There are two types of synoptic charts on the website. There is one analysis chart and six forecast charts.
The analysis chart represents the current state of the atmosphere over Australia at any given time. The time stamp is located in the bottom right corner of the chart. This chart is updated every hour.
The main purpose of this chart is to reflect the current pressure pattern over Australia. The white lines overlayed onto the map are called isobars, which connect points of equal pressure. Wind flows roughly parallel to these isobars. Air flows in a clockwise direction around a low pressure system (represented by the symbol L) and anticlockwise around a high pressure system (represented by an H). The number below these symbols indicates the central pressure of these systems, measured in hectopascals (hPa). As a general rule, the spacing of the isobars in relation to one another reflects the strength of the surface winds, i.e. the closer isobars are together the stronger the winds will be and vice versa. Tropical cyclones can also be identified on an analysis chart.
Arrows placed onto the charts point in the direction of wind flow, while their colour indicates the temperature of the air mass. A red arrow represents a hot wind that generally causes temperatures to be greater than 5 degrees above average for that time of year. An orange arrow reflects a warm wind with temperatures up to 5 degrees above average. A green arrow specifies a cool wind with temperatures generally between 0 and 5 degrees below average. A blue arrow is a cold wind causing temperatures greater than 5 degrees below average.

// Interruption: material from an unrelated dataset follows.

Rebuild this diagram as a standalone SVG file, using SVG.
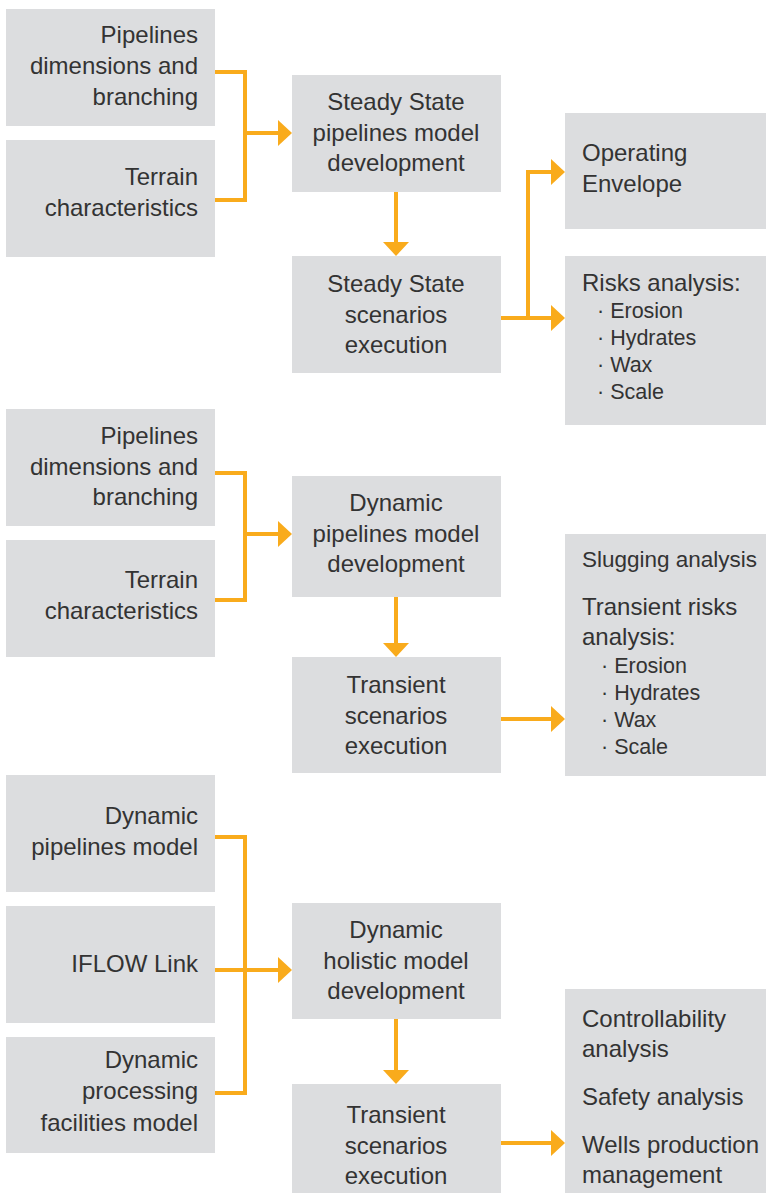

The yellow lines on the chart indicate the position of significant fronts or troughs. A front or trough represents the boundary between two air masses of different characteristics. When a front or trough passes over a region there is normally a marked change in air temperature, wind direction, humidity and precipitation pattern. Cold fronts always move in an easterly direction. Troughs are slower moving and normally travel eastwards, but can remain stationary or move west during summer.
The monsoon trough which affects northern Australia from November to April tracks north and south over the tropics, accounting for the characteristic wet and dry seasons of the region. Warm fronts are rarely analysed on Australian synoptic charts, but also travel east.
The blue jet stream shaded areas on an analysis chart indicate the location of the strongest upper level winds in the atmosphere. General weather patterns (hot/cold, wet/dry) are related closely to the position, strength and orientation of the jet streams.
The rain forecast charts show the likely amount of rainfall occurring in any given area on the day of the chart. These charts are based heavily on computer model output with little meteorologist input.
The lightest shading of green indicates 0.2-2mm of rainfall. The medium shades indicate 2-40mm. The darkest shading indicates greater than 40mm.
Note that these shadings refer to amount of rainfall, NOT chance of rain.